Haftungsarten
Haftpflicht bedeutet Verpflichtung zum Schadenersatz, d.h., der Schädiger haftet unter bestimmten Voraussetzungen mit seinem Vermögen und Einkommen für einen Schaden, den er einem anderen (Fremdschädigung) zugefügt hat. Sind Schädiger und Geschädigter identisch (Eigenschaden), so können keine Haftpflichtansprüche gestellt werden. Ob und in welchem Umfang in einzelnen Schadenfällen zu haften ist, richtet sich nach dem Haftpflichtrecht. Die Haftpflichtbestimmungen des Bürgerlichen Gesetzbuches (BGB) bilden die Grundlage des deutschen Haftpflichtrechts. Weitere Haftpflichtbestimmungen finden sich in Spezialgesetzen, wie z.B. dem Straßenverkehrsgesetz (StVG), dem Umwelthaftungsgesetz (UmweltHG); dem Wasserhaushaltsgesetz (WHG), dem Produkthaftungsgesetz (ProdHG).
Beispiel:
Heinz Berger ist mit seinem Pkw auf dem Weg von der Werkstatt, wo eine neue Auspuffanlage montiert wurde, nach Hause. Nach ca. drei Kilometer Fahrt fällt der Endschalldämpfer der neuen Auspuffanlage vom Wagen auf die Straße. Ein nachfolgender Pkw kann nicht mehr rechtzeitig abbremsen und fährt gegen das Teil. Die vordere Schürze unter der Stoßstange sowie der Unterboden werden beschädigt. Der Eigentümer des Fahrzeuges verlangt Schadenersatz von Herrn Berger. Grundsätzlich lassen sich die gesetzlich geregelten Schadenersatzansprüche wie folgt voneinander abgrenzen:
• Schadenersatz aus Deliktshaftung (außervertragliche Haftung)

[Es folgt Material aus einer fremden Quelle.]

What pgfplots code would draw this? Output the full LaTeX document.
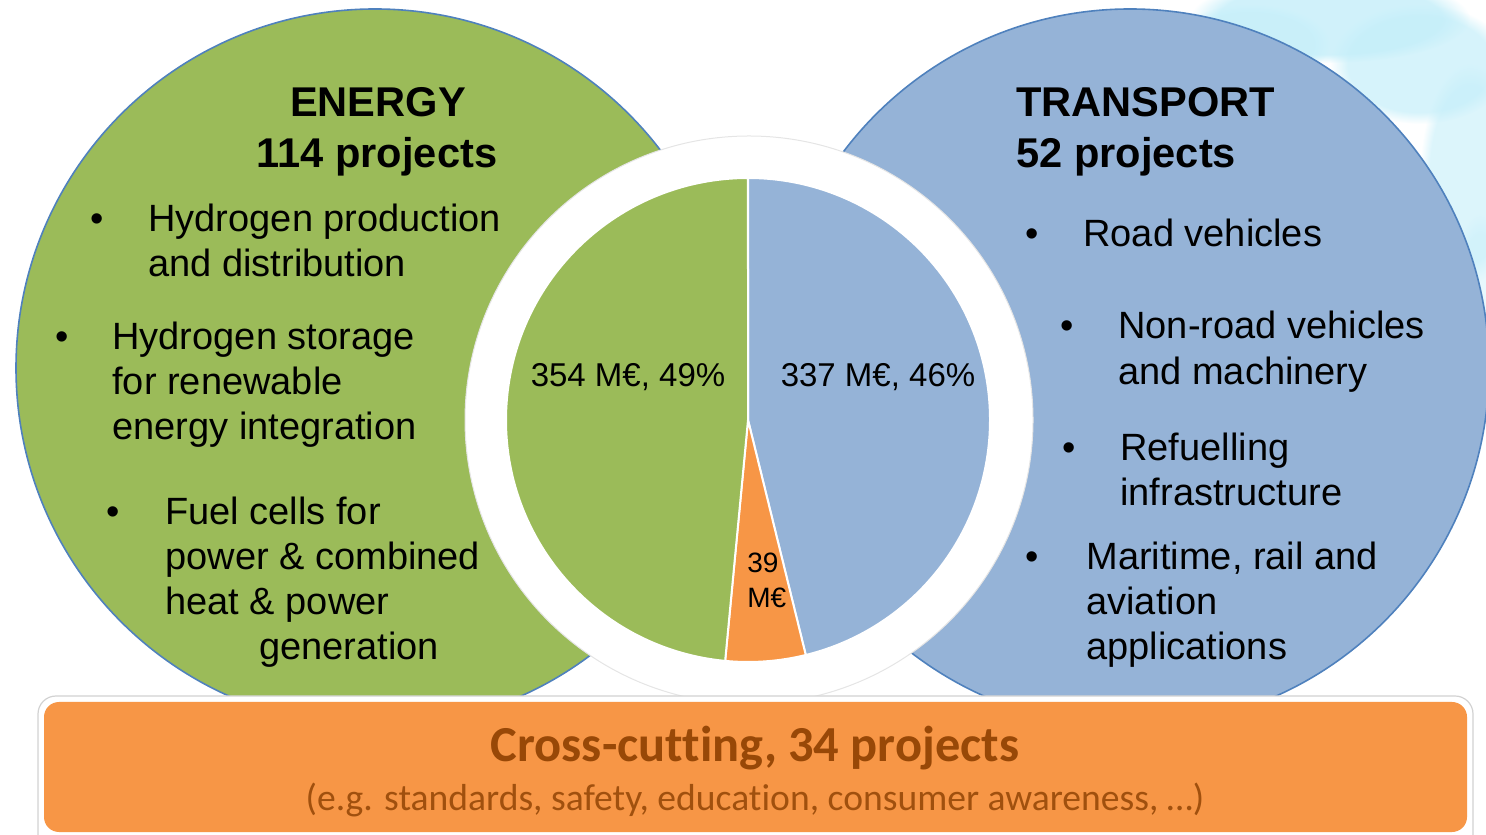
\documentclass[border=0pt]{standalone}
\usepackage{pgfplots}
\pgfplotsset{compat=1.18}
\usepackage{pgfplotstable}
\usepackage{fontspec}
\setmainfont{Liberation Sans}
\newfontfamily\carlito[Ligatures=NoCommon]{Carlito}
\usetikzlibrary{fadings}
\definecolor{egreen}{HTML}{9BBB59}
\definecolor{tblue}{HTML}{95B3D7}
\definecolor{corange}{HTML}{F79646}
\definecolor{edgeblue}{HTML}{4F81BD}
\definecolor{ctitle}{HTML}{984807}
\definecolor{csub}{HTML}{A0500E}
\definecolor{cloud}{HTML}{C4EEF9}

\pgfplotstableread{
sector value
Transport 337
Crosscutting 39
Energy 354
}\piedata

\begin{document}
\begin{tikzpicture}
\pgfplotstablegetelem{0}{value}\of\piedata \edef\vT{\pgfplotsretval}
\pgfplotstablegetelem{1}{value}\of\piedata \edef\vC{\pgfplotsretval}
\pgfplotstablegetelem{2}{value}\of\piedata \edef\vE{\pgfplotsretval}
\pgfmathsetmacro\tot{\vT+\vC+\vE}
\pgfmathsetmacro\aT{90-360*(\vT/\tot)}
\pgfmathsetmacro\aC{\aT-360*(\vC/\tot)}
\pgfmathsetmacro\aE{\aC-360*(\vE/\tot)}
\begin{axis}[scale only axis, width=743pt, height=417pt,
  xmin=0, xmax=1486, ymin=0, ymax=834, hide axis, clip=true]
% background clouds
\fill[cloud, opacity=0.8, path fading=circle with fuzzy edge 20 percent] (axis cs:1330,815) ellipse [x radius=70pt, y radius=22pt];
\fill[cloud, opacity=0.7, path fading=circle with fuzzy edge 20 percent] (axis cs:1420,770) ellipse [x radius=45pt, y radius=30pt];
\fill[cloud, opacity=0.6, path fading=circle with fuzzy edge 20 percent] (axis cs:1250,790) ellipse [x radius=40pt, y radius=20pt];
\fill[cloud, opacity=0.6, path fading=circle with fuzzy edge 20 percent] (axis cs:1470,660) ellipse [x radius=25pt, y radius=55pt];
\fill[cloud, opacity=0.4, path fading=circle with fuzzy edge 20 percent] (axis cs:1480,520) ellipse [x radius=15pt, y radius=50pt];
% big circles
\filldraw[fill=egreen, draw=edgeblue, line width=0.8pt] (axis cs:375,466) circle[radius=179.5pt];
\filldraw[fill=tblue, draw=edgeblue, line width=0.8pt] (axis cs:1130,466) circle[radius=179.5pt];
% white ring
\filldraw[fill=white, draw=gray!20, line width=0.5pt] (axis cs:749,414) circle[radius=142pt];
% pie wedges
\filldraw[fill=tblue, draw=white, line width=1pt] (axis cs:748,414) -- ++(90:121pt) arc[start angle=90, end angle=\aT, radius=121pt] -- cycle;
\filldraw[fill=corange, draw=white, line width=1pt] (axis cs:748,414) -- ++(\aT:121pt) arc[start angle=\aT, end angle=\aC, radius=121pt] -- cycle;
\filldraw[fill=egreen, draw=white, line width=1pt] (axis cs:748,414) -- ++(\aC:121pt) arc[start angle=\aC, end angle=\aE, radius=121pt] -- cycle;
% pie labels
\node[anchor=base, font=\fontsize{16.5pt}{19pt}\selectfont, inner sep=0] at (axis cs:628,447) {354 M€, 49\%};
\node[anchor=base, font=\fontsize{16.5pt}{19pt}\selectfont, inner sep=0] at (axis cs:878,447) {337 M€, 46\%};
\node[anchor=base west, font=\fontsize{14pt}{17pt}\selectfont, inner sep=0] at (axis cs:747,261) {39};
\node[anchor=base west, font=\fontsize{14pt}{17pt}\selectfont, inner sep=0] at (axis cs:747,226) {M€};
% titles
\node[anchor=base, font=\fontsize{20.8pt}{25pt}\selectfont\bfseries, inner sep=0] at (axis cs:378,717) {ENERGY};
\node[anchor=base, font=\fontsize{20.8pt}{25pt}\selectfont\bfseries, inner sep=0] at (axis cs:377,666) {114 projects};
\node[anchor=base west, font=\fontsize{20.8pt}{25pt}\selectfont\bfseries, inner sep=0] at (axis cs:1016,717) {TRANSPORT};
\node[anchor=base west, font=\fontsize{20.8pt}{25pt}\selectfont\bfseries, inner sep=0] at (axis cs:1016,666) {52 projects};
% bullets
\begin{scope}[every node/.style={font=\fontsize{19pt}{22.5pt}\selectfont, inner sep=0}]
\node[anchor=base] at (axis cs:97,602) {•};
\node[anchor=base west] at (axis cs:148,602) {Hydrogen production};
\node[anchor=base west] at (axis cs:148,557) {and distribution};
\node[anchor=base] at (axis cs:62,484) {•};
\node[anchor=base west] at (axis cs:112,484) {Hydrogen storage};
\node[anchor=base west] at (axis cs:112,439) {for renewable};
\node[anchor=base west] at (axis cs:112,394) {energy integration};
\node[anchor=base] at (axis cs:113,309) {•};
\node[anchor=base west] at (axis cs:165,309) {Fuel cells for};
\node[anchor=base west] at (axis cs:165,264) {power \& combined};
\node[anchor=base west] at (axis cs:165,219) {heat \& power};
\node[anchor=base west] at (axis cs:259,174) {generation};
\node[anchor=base] at (axis cs:1032,587) {•};
\node[anchor=base west] at (axis cs:1083,587) {Road vehicles};
\node[anchor=base] at (axis cs:1067,495) {•};
\node[anchor=base west] at (axis cs:1118,495) {Non-road vehicles};
\node[anchor=base west] at (axis cs:1118,449) {and machinery};
\node[anchor=base] at (axis cs:1069,373) {•};
\node[anchor=base west] at (axis cs:1120,373) {Refuelling};
\node[anchor=base west] at (axis cs:1120,328) {infrastructure};
\node[anchor=base] at (axis cs:1032,264) {•};
\node[anchor=base west] at (axis cs:1086,264) {Maritime, rail and};
\node[anchor=base west] at (axis cs:1086,219) {aviation};
\node[anchor=base west] at (axis cs:1086,174) {applications};
\end{scope}
% cross-cutting box
\filldraw[fill=white, draw=gray!35, line width=0.6pt, rounded corners=9pt] (axis cs:38,138) rectangle (axis cs:1473,-20);
\fill[corange, rounded corners=7.5pt] (axis cs:44,132) rectangle (axis cs:1467,2);
\node[anchor=base, font=\carlito\fontsize{25.2pt}{30pt}\selectfont\bfseries, text=ctitle, inner sep=0] at (axis cs:755,72) {Cross-cutting, 34 projects};
\node[anchor=base, font=\carlito\fontsize{18.8pt}{22pt}\selectfont, text=csub, inner sep=0] at (axis cs:755,24) {(e.g. standards, safety, education, consumer awareness, …)};
\end{axis}
\pgfresetboundingbox
\useasboundingbox (current axis.south west) rectangle (current axis.north east);
\end{tikzpicture}
\end{document}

• Schadenersatz aus Vertragshaftung bei Vertragsverletzungen
Unabhängig von den gesetzlichen Bestimmungen kann ein Haftpflichtanspruch auch aufgrund vertraglicher Vereinbarung gegeben sein (sog. reine Vertragshaftung bzw. rein vertragliche Haftpflicht).
Im Beispielsfall werden die Geschädigten ihre Schadenersatzansprüche mit folgenden Rechtsgrundlagen begründen:
Deliktshaftung
– Der Eigentümer des beschädigten Fahrzeugs hat einen Schadenersatzanspruch gegen Heinz Berger aus der Gefährdungshaftung nach § 7 StVG; denn der Betrieb eines Kraftfahrzeuges stellt einen Gefährdungstatbestand dar, der zur Schadenersatzverpflichtung führen kann, auch wenn kein Verschulden vorliegt.
– Kann der Eigentümer des beschädigten Fahrzeugs Herrn Berger nachweisen, dass er den Mangel an seinem Fahrzeug, z. B. durch erhebliche Klopfgeräusche, bemerkt hat und trotzdem weiter gefahren ist, kommt ferner die reine Verschuldenshaftung nach § 823 (1) BGB infrage.
– Hat ein Geselle der Werkstatt die Auspuffanlage montiert, kann der Werkstattbesitzer evtl, auch aus der Haftung für vermutetes Verschulden nach § 831 BGB (Haftung für den Verrichtungsgehilfen) in Anspruch genommen werden.
Vertragshaftung
– Heinz Berger kann wegen des schlecht erfüllten Werkvertrages vom
Werkstattbesitzer Schadenersatz nach den Bestimmungen über die vertragliche Haftung kraft Gesetzes verlangen; wobei der Werkstattbesitzer nicht nur für eigenes Verschulden sondern auch für das Verschulden seiner Mitarbeiter bei der Vertragserfüllung einstehen muss (Haftung für den Erfüllungsgehilfen).
– Sofern die Werkstatt eine Garantie auf die ausgeführte Reparatur übernommen hat, kommt auch noch eine reine Vertragshaftung in Betracht. Das Beispiel zeigt, dass deliktische und vertragliche Haftungsansprüche nebeneinander bestehen können. Der Haftpflichtige hat den Schaden zwar nur einmal zu ersetzen, insbesondere für die Beweisführung ist es aber nicht unerheblich, ob der Anspruch aus Delikts- oder Vertragshaftung geltend gemacht wird.